Die Tatsache, dass eine relativ neue, frisch trainierte und erst kürzlich ausgerüstete Miliz wie die FDC die gut ausgebildeten und kriegserfahrenen Streitkräfte der FDLR in die Flucht schlagen kann, grenzt fast an ein Wunder.

Aus verschiedenen Quellen hört man, der ruandische Militärgeheimdienst stecke hinter den jüngsten FDC-Angriffen auf die Hauptquartiere. Die Zeit der Verhandlungen mit den Kommandeuren sei vorbei, sagt ein ruandischer Beobachter.

Absetzbewegungen

Im vergangenen Jahr hatten sich knapp ein Dutzend Kommandeure aus der FDLR herausverhandelt. Sie bekamen von Kigali via Telefon gute Jobs angeboten, woraufhin sie desertierten.

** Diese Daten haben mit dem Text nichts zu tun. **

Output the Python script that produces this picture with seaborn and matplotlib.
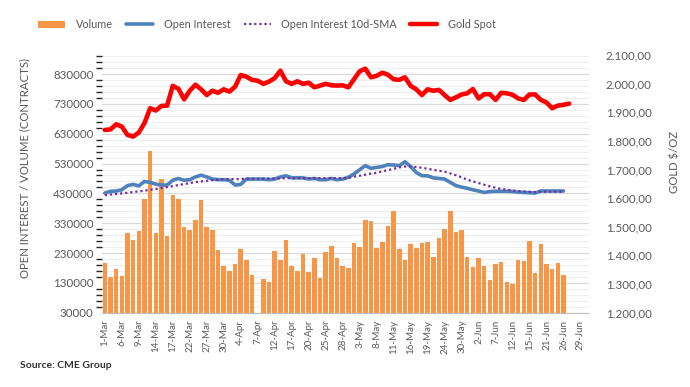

Berühmtestes Beispiel: Ex-Vize-Chef der FDLR-internen Militärpolizei, Jean de Dieu Nzabanita, alias Romel, kam so in die ruandische Reservebrigade in der UN-Friedenstruppe im sudanesischen Darfur.

Das Demobilisierungs-und Repatriierungsprogramm der UN-Mission Monusco schätzt die Zahl der noch übrigen FDLR-Kämpfer im Kongo jetzt auf "weniger als 2.000", also nur noch ein Zehntel der ursprünglich knapp 20.000.

Um die Hauptquartiere in Nord-Kivu zu verstärken, hatte die FDLR bereits 2011 drei Bataillone aus Süd-Kivu abgezogen. Doch scheinbar reicht diese Verstärkung nicht aus.

FDLR-Experten prophezeien bereits, dass dies nun der Anfang vom Ende der Miliz sei, 17 Jahre nachdem die Täter des Völkermordes in Ruanda 1994 in den Kongo flohen und sich dort neu formierten.